Ese tipo de acción suele responder a motivaciones muy diversas, no necesariamente confesionales. Como no lo fue aquella gran iniciativa popular fallida por la poca gallardía de los dirigentes políticos del momento sobre la naturaleza del matrimonio, tras la locura jurídica que rompió con una tradición de siglos. Ni siquiera en Francia, el país de la laicidad a ultranza, han modificado el Código de Napoleón para encauzar cuestiones planteadas por la desmoronación social.
Está en juego siempre la conciencia personal. Por eso, no es necesario apelar a ella. Fue una de las grandes enseñanzas del Concilio Vaticano II, que deseaba que los fieles aprendieran a distinguir cuidadosamente entre sus derechos y deberes como miembros de la Iglesia y como miembros de la sociedad humana.
Lógicamente, intentan siempre integrarlos armónicamente, sin prescindir nunca de su conciencia cristiana, regla próxima de la moralidad de los actos, como solía decirse en los libros de moral. De modo solemne, la Constitución Gaudium et spes declaraba: La conciencia es el núcleo más secreto y el sagrario del hombre, en el que está solo con Dios, cuya voz resuena en lo más íntimo de ella.
Se trata de ser hombres de conciencia y de actuar a conciencia, pero pienso hablar lo menos posible de ella. Desde luego más aún después de sopesar esas frases del Concilio, tengo tal respeto a la conciencia de los demás que, si al hablar de cualquier asunto divino o humano, argumentan sólo desde su conciencia, les invito a cambiar de tema, porque nada tengo que decir contra esa convicción, por equivocada o sin fundamento que me parezca.
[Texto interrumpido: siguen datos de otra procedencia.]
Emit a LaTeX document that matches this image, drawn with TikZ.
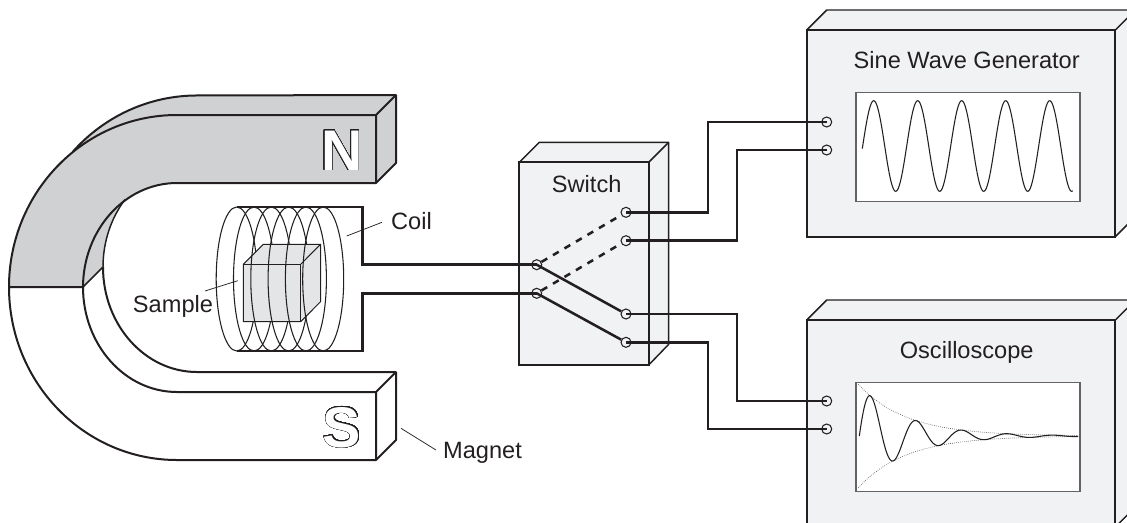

Pero la conciencia es siempre personal, no colectiva. Cuando en la página Web del Congreso de los Diputados apareció el proyecto de ley orgánica que responde al pomposo título de Salud sexual y reproductiva y de la interrupción voluntaria del embarazo, me apresuré a descargarlo, para intentar leerlo con calma, y ver qué modificaciones se habían introducido tras el apresurado paso del texto por una de las comisiones del Consejo de Estado: sorprendente razón de urgencia en asunto tan grave para el futuro de los españoles
Antes de nada, quise comprobar qué pasaba con la objeción de conciencia, y tecleé esta última palabra en el buscador. Para mi sorpresa, sólo aparece en una ampulosa frase del preámbulo que reza así (el subrayado es mío): Hace un cuarto de siglo, el legislador, respondiendo al problema social de los abortos clandestinos, que ponían en grave riesgo la vida y la salud de las mujeres y atendiendo a la conciencia social mayoritaria que reconocía la relevancia de los derechos de las mujeres en relación con la maternidad, despenalizó ciertos supuestos de aborto.
No creo en conciencia social alguna, ni existen medios para calibrarla. Apelar a ella es tanto como abrir el camino al totalitarismo. Tal vez haya que acudir de nuevo a Hannah Arendt, para que nos explique las raíces de la banalización del Mal.